■ **Work to be completed**: Reproduce exactly and only the lines running from the one with "The picture is" through the one with "ax = fig.add_axes([0.1135, 0.1146, 0.873, 0.8545])", both end lines included.

■ **Source data**:
-=-=-

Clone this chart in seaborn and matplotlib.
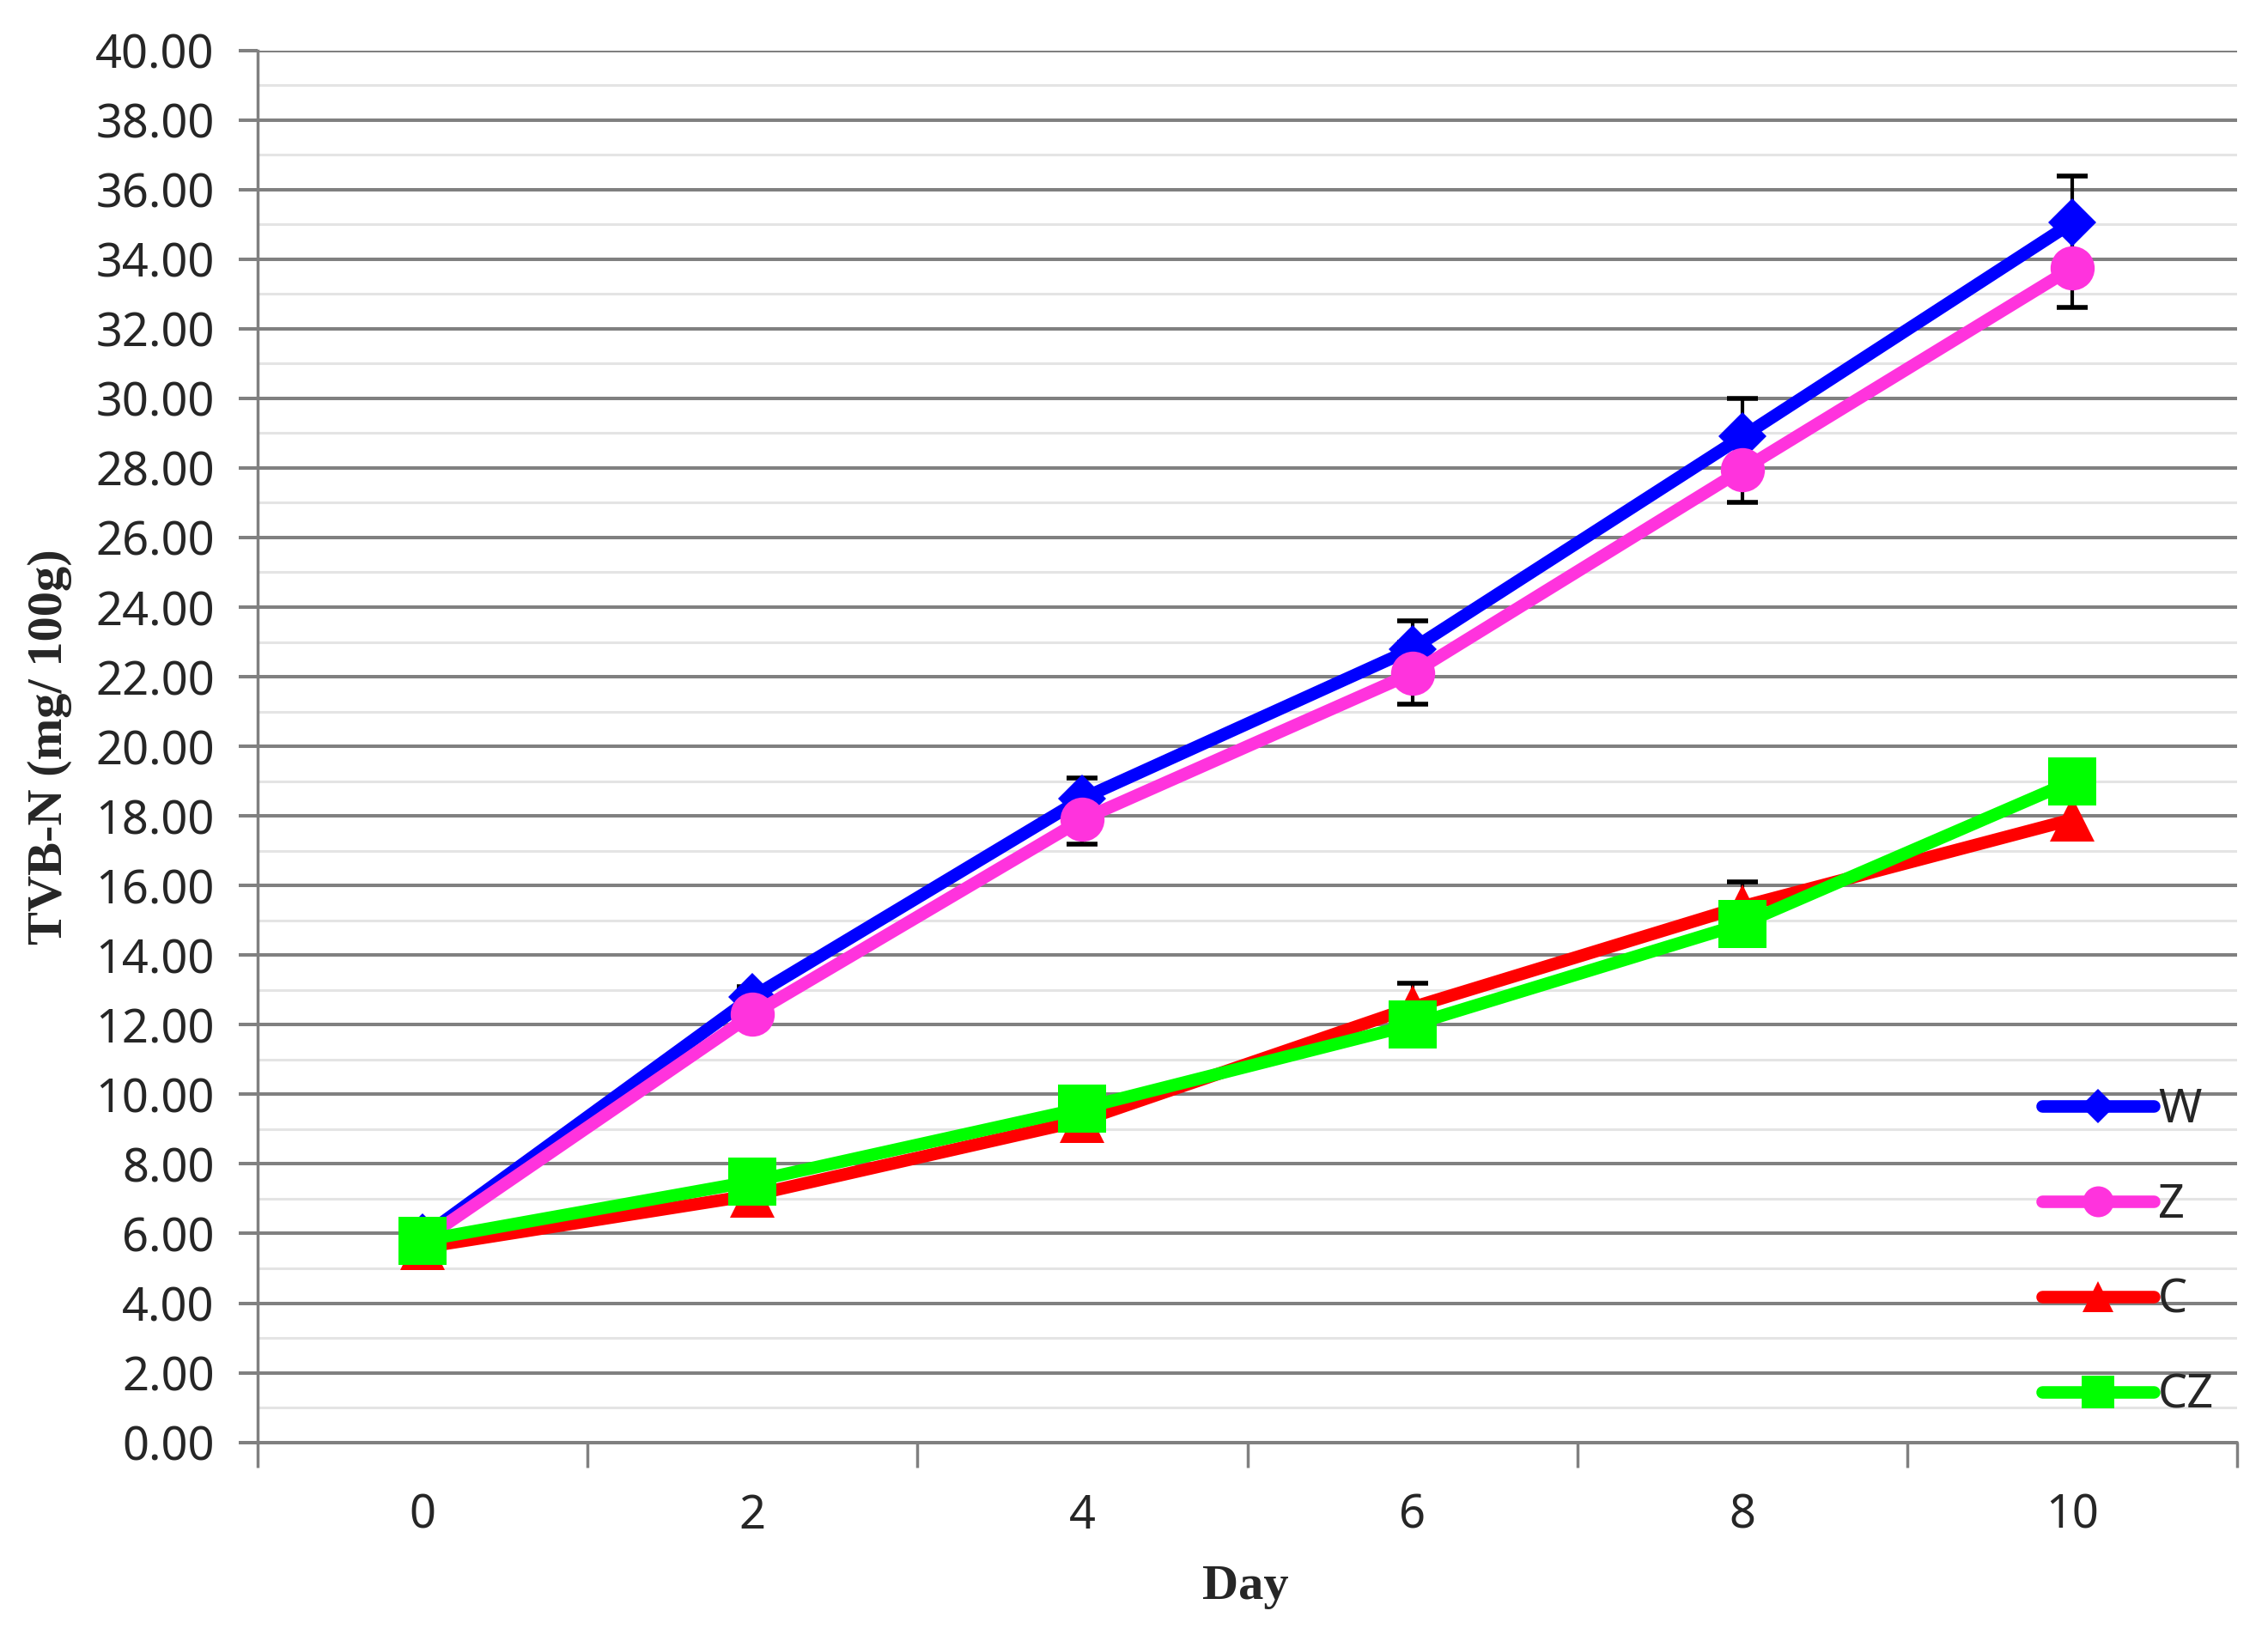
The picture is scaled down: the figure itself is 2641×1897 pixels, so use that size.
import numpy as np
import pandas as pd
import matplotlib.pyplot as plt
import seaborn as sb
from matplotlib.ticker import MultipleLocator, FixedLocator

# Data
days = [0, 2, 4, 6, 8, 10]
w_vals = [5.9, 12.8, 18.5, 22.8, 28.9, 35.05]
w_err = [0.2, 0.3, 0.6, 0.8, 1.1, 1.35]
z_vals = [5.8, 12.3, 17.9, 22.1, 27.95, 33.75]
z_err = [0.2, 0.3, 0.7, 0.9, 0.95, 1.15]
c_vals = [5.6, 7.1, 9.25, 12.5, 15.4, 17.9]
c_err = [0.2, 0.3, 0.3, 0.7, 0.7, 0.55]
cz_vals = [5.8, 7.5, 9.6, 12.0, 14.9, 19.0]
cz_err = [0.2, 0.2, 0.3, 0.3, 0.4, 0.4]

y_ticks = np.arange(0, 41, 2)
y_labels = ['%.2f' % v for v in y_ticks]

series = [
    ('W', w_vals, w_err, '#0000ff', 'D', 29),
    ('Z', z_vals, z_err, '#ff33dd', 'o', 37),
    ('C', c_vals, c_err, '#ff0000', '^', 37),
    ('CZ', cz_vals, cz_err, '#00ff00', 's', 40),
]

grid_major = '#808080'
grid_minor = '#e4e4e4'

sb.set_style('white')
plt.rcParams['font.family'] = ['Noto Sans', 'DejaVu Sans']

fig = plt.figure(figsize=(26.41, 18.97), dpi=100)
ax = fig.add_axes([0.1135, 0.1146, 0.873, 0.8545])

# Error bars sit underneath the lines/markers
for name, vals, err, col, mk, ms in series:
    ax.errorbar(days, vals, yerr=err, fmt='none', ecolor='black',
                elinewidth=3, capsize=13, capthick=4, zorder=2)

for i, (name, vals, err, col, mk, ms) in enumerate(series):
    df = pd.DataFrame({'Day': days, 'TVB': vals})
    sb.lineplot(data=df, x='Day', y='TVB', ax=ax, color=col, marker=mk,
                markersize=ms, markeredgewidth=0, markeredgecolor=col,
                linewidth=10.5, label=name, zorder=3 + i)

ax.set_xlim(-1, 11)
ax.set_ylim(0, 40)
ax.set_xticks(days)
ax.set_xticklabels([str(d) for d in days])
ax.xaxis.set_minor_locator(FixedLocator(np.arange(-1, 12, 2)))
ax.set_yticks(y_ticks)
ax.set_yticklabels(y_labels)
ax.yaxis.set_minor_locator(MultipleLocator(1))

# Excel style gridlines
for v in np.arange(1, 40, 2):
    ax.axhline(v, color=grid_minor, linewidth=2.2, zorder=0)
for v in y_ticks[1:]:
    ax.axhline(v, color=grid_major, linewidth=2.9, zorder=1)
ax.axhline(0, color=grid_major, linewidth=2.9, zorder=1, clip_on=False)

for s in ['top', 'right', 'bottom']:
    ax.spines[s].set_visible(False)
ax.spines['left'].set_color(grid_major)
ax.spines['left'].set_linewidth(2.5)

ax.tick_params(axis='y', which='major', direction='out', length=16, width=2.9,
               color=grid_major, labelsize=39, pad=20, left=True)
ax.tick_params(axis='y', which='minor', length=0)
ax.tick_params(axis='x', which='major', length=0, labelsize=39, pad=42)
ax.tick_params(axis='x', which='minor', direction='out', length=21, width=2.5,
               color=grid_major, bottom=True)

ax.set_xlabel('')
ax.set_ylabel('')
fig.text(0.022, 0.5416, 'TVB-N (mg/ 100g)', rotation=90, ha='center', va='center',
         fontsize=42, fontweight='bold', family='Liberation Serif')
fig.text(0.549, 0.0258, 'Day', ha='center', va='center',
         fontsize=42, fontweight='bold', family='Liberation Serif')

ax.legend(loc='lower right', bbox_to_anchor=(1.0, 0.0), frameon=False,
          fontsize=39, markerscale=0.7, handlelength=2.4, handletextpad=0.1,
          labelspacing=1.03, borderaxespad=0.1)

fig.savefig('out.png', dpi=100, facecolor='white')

-=-=-

■ **Solution for this exercise**:
The picture is scaled down: the figure itself is 2641×1897 pixels, so use that size.
import numpy as np
import pandas as pd
import matplotlib.pyplot as plt
import seaborn as sb
from matplotlib.ticker import MultipleLocator, FixedLocator

# Data
days = [0, 2, 4, 6, 8, 10]
w_vals = [5.9, 12.8, 18.5, 22.8, 28.9, 35.05]
w_err = [0.2, 0.3, 0.6, 0.8, 1.1, 1.35]
z_vals = [5.8, 12.3, 17.9, 22.1, 27.95, 33.75]
z_err = [0.2, 0.3, 0.7, 0.9, 0.95, 1.15]
c_vals = [5.6, 7.1, 9.25, 12.5, 15.4, 17.9]
c_err = [0.2, 0.3, 0.3, 0.7, 0.7, 0.55]
cz_vals = [5.8, 7.5, 9.6, 12.0, 14.9, 19.0]
cz_err = [0.2, 0.2, 0.3, 0.3, 0.4, 0.4]

y_ticks = np.arange(0, 41, 2)
y_labels = ['%.2f' % v for v in y_ticks]

series = [
    ('W', w_vals, w_err, '#0000ff', 'D', 29),
    ('Z', z_vals, z_err, '#ff33dd', 'o', 37),
    ('C', c_vals, c_err, '#ff0000', '^', 37),
    ('CZ', cz_vals, cz_err, '#00ff00', 's', 40),
]

grid_major = '#808080'
grid_minor = '#e4e4e4'

sb.set_style('white')
plt.rcParams['font.family'] = ['Noto Sans', 'DejaVu Sans']

fig = plt.figure(figsize=(26.41, 18.97), dpi=100)
ax = fig.add_axes([0.1135, 0.1146, 0.873, 0.8545])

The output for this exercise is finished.